Sometimes we whine to God thinking He’ll say, “Sorry, what was I thinking? Abracadabra – you’re done!” We think God’s plan is going to change if we complain enough. It’s not as if He’s your mom at the grocery store, and you’ve managed to badger her into buying the Count Chocula cereal instead of the Wheaties. No, He’s tougher than mom, because He knows just how much you can take. So He pushes you to that exact point…plus a little bit more.
Well, there’s the end of the path ahead, and I’m wondering what was the point. God didn’t answer any of my questions here. Appears I took time out of my trip home for absolutely nothing.
Hmmm…”time out”. Is that what this was? God gave me a “time out”, taking me on a pointless walk in the woods. I whined, I complained, but He was silent, refusing to respond.

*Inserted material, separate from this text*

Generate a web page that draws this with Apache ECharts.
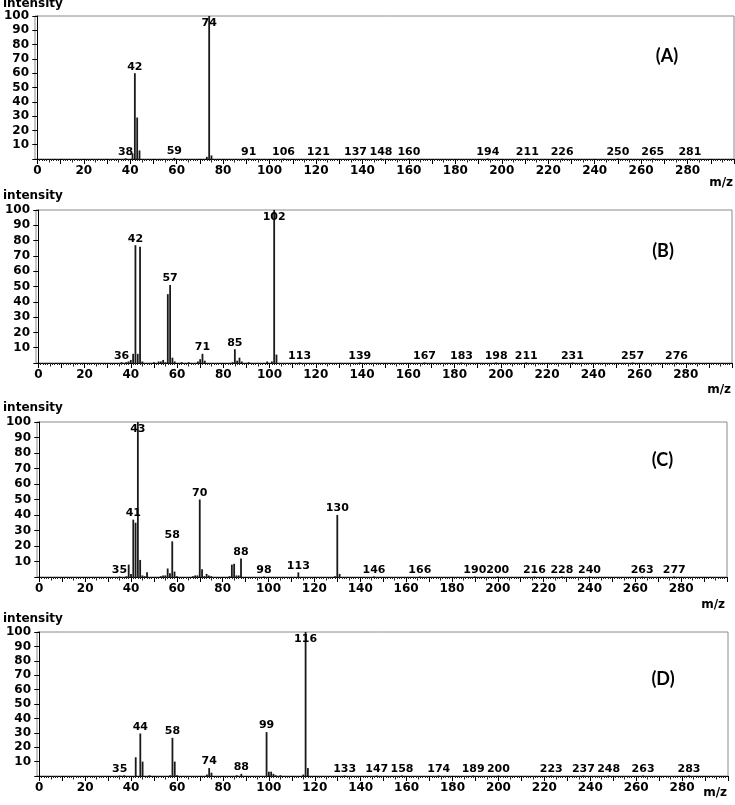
<!DOCTYPE html>
<html><head><meta charset="utf-8">
<script src="https://cdn.jsdelivr.net/npm/echarts@6/dist/echarts.min.js"></script>
<style>html,body{margin:0;padding:0;background:#fff}#c{width:735px;height:805px}</style>
</head><body><div id="c"></div>
<script>
// ---- Panel A ----
const mzA  = [38, 41, 42, 43, 44, 59, 73, 74, 75, 91, 106, 121, 137, 148, 160, 194, 211, 226, 250, 265, 281];
const intA = [0.5, 4, 60, 29, 6, 0.8, 1.5, 100, 2.5, 0.3, 0.3, 0.3, 0.3, 0.3, 0.3, 0.3, 0.3, 0.3, 0.3, 0.3, 0.3];
const lblA = [38, 42, 59, 74, 91, 106, 121, 137, 148, 160, 194, 211, 226, 250, 265, 281];
// ---- Panel B ----
const mzB  = [36, 38, 39, 40, 41, 42, 43, 44, 45, 50, 52, 53, 54, 55, 56, 57, 58, 59, 62, 65, 69, 70, 71, 72, 84, 85, 86, 87, 88, 91, 99, 101, 102, 103, 113, 139, 167, 183, 198, 211, 231, 257, 276];
const intB = [0.5, 0.5, 1, 2, 6, 77, 6, 76, 1, 0.5, 1, 1, 2, 0.5, 45, 51, 3.5, 1, 0.5, 0.5, 1, 2.5, 6, 1.5, 0.5, 9, 1.5, 3.5, 1, 0.5, 1, 1, 100, 5.5, 0.3, 0.3, 0.3, 0.3, 0.3, 0.3, 0.3, 0.3, 0.3];
const lblB = [36, 42, 57, 71, 85, 102, 113, 139, 167, 183, 198, 211, 231, 257, 276];
// ---- Panel C ----
const mzC  = [35, 38, 39, 40, 41, 42, 43, 44, 45, 46, 47, 53, 54, 55, 56, 57, 58, 59, 60, 67, 68, 69, 70, 71, 72, 73, 74, 75, 83, 84, 85, 86, 87, 88, 98, 113, 129, 130, 131, 146, 166, 190, 200, 216, 228, 240, 263, 277];
const intC = [0.3, 0.5, 8, 2, 37, 35, 100, 11, 1, 0.5, 3, 0.5, 1, 1, 5.5, 2.5, 23, 3.5, 0.5, 0.5, 1, 1, 50, 5, 0.5, 2, 1, 0.5, 0.5, 8, 8.5, 1, 1, 12, 0.3, 3, 0.5, 40, 2, 0.3, 0.3, 0.3, 0.3, 0.3, 0.3, 0.3, 0.3, 0.3];
const lblC = [35, 41, 43, 58, 70, 88, 98, 113, 130, 146, 166, 190, 200, 216, 228, 240, 263, 277];
// ---- Panel D ----
const mzD  = [35, 37, 42, 44, 45, 48, 57, 58, 59, 60, 73, 74, 75, 86, 88, 99, 100, 101, 102, 103, 105, 115, 116, 117, 133, 147, 158, 174, 189, 200, 223, 237, 248, 263, 283];
const intD = [0.3, 0.5, 13, 29.5, 10, 0.5, 0.5, 26.5, 10, 0.5, 1, 5.5, 2.3, 0.5, 1.5, 30.5, 3, 3, 1.5, 0.5, 0.5, 1, 100, 5.5, 0.3, 0.3, 0.3, 0.3, 0.3, 0.3, 0.3, 0.3, 0.3, 0.3, 0.3];
const lblD = [35, 44, 58, 74, 88, 99, 116, 133, 147, 158, 174, 189, 200, 223, 237, 248, 263, 283];

const xTickLabels = [0, 20, 40, 60, 80, 100, 120, 140, 160, 180, 200, 220, 240, 260, 280];
const yTickLabels = [10, 20, 30, 40, 50, 60, 70, 80, 90, 100];
const panelNames = ['(A)', '(B)', '(C)', '(D)'];
const yTitle = 'intensity';
const xTitle = 'm/z';

const panels = [
  {mz: mzA, it: intA, lbl: lblA},
  {mz: mzB, it: intB, lbl: lblB},
  {mz: mzC, it: intC, lbl: lblC},
  {mz: mzD, it: intD, lbl: lblD}
];

const gridPos = [
  {left: 35, top: 16, width: 699, height: 143},
  {left: 36, top: 210, width: 696, height: 153},
  {left: 37, top: 422, width: 690, height: 155},
  {left: 37, top: 632, width: 691, height: 144}
];
const yTitlePos = [5, 197, 409, 620];
const xTitlePos = [[733, 183], [731, 390], [725, 605], [727, 793]];
const panelPos = [[667, 56], [663, 251], [662.5, 460.5], [663, 679.5]];

const FONT = 'DejaVu Sans';
const ticks1 = [], ticks5 = [], ticks10 = [];
for (let v = 0; v <= 300; v++) {
  if (v % 10 === 0) ticks10.push(v);
  else if (v % 5 === 0) ticks5.push(v);
  else ticks1.push(v);
}

const grid = [], xAxis = [], yAxis = [], series = [], graphic = [];
panels.forEach((p, g) => {
  grid.push(Object.assign({show: true, borderColor: '#8a8a8a', borderWidth: 1, backgroundColor: 'transparent'}, gridPos[g]));
  const base = {type: 'value', gridIndex: g, min: -1, max: 300, position: 'bottom', splitLine: {show: false}};
  xAxis.push(Object.assign({}, base, {
    axisLine: {show: true, lineStyle: {color: '#000', width: 1}},
    axisTick: {show: true, length: 5, customValues: ticks10, lineStyle: {color: '#000'}},
    axisLabel: {show: true, customValues: xTickLabels, margin: 6, fontFamily: FONT, fontWeight: 'bold', fontSize: 12, color: '#000'}
  }));
  xAxis.push(Object.assign({}, base, {
    axisLine: {show: false},
    axisTick: {show: true, length: 2, customValues: ticks1, lineStyle: {color: '#222'}},
    axisLabel: {show: false}
  }));
  xAxis.push(Object.assign({}, base, {
    axisLine: {show: false},
    axisTick: {show: true, length: 3.5, customValues: ticks5, lineStyle: {color: '#222'}},
    axisLabel: {show: false}
  }));
  yAxis.push({
    type: 'value', gridIndex: g, min: 0, max: 100, interval: 10,
    splitLine: {show: false},
    axisLine: {show: true, lineStyle: {color: '#000', width: 1}},
    axisTick: {show: true, length: 5, lineStyle: {color: '#000'}},
    axisLabel: {show: true, margin: 6, fontFamily: FONT, fontWeight: 'bold', fontSize: 12, color: '#000',
      formatter: v => (yTickLabels.indexOf(v) >= 0 ? String(v) : '')}
  });
  series.push({
    type: 'bar', xAxisIndex: g * 3, yAxisIndex: g, barWidth: 1.8, silent: true,
    itemStyle: {color: '#1a1a1a'},
    data: p.mz.map((m, i) => {
      const show = p.lbl.indexOf(m) >= 0;
      const high = p.it[i] >= 95;
      return {
        value: [m, p.it[i]],
        label: {
          show: show, position: high ? 'insideTop' : 'top', distance: high ? 2 : 1,
          formatter: String(m), fontFamily: FONT, fontWeight: 'bold', fontSize: 11, color: '#000'
        }
      };
    })
  });
  graphic.push({type: 'text', left: 3, top: yTitlePos[g] - 7, silent: true,
    style: {text: yTitle, font: 'bold 12px "' + FONT + '"', fill: '#000'}});
  graphic.push({type: 'text', x: xTitlePos[g][0], y: xTitlePos[g][1], silent: true,
    style: {text: xTitle, font: 'bold 12px "' + FONT + '"', fill: '#000', align: 'right', verticalAlign: 'middle'}});
  graphic.push({type: 'text', x: panelPos[g][0], y: panelPos[g][1], silent: true,
    style: {text: panelNames[g], font: 'bold 18px Lato', fill: '#000', align: 'center', verticalAlign: 'middle'}});
});

const chart = echarts.init(document.getElementById('c'), null, {renderer: 'canvas'});
chart.setOption({animation: false, backgroundColor: '#fff', grid, xAxis, yAxis, series, graphic});
</script>
</body></html>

No response except for teaching me about “the path”. He walked me along a winding trail to nowhere, and taught me to just be quiet and keep moving forward. No epiphanies, no helpful signposts along the way – just sweaty trudging along a “serene” path, never telling me how long the journey would take.
OK, got it. I’m done complaining now. Let’s move forward.
I guess it wasn’t a pointless trip after all. If I ever get frustrated enough in the future, at least now I know a good place to bury the body.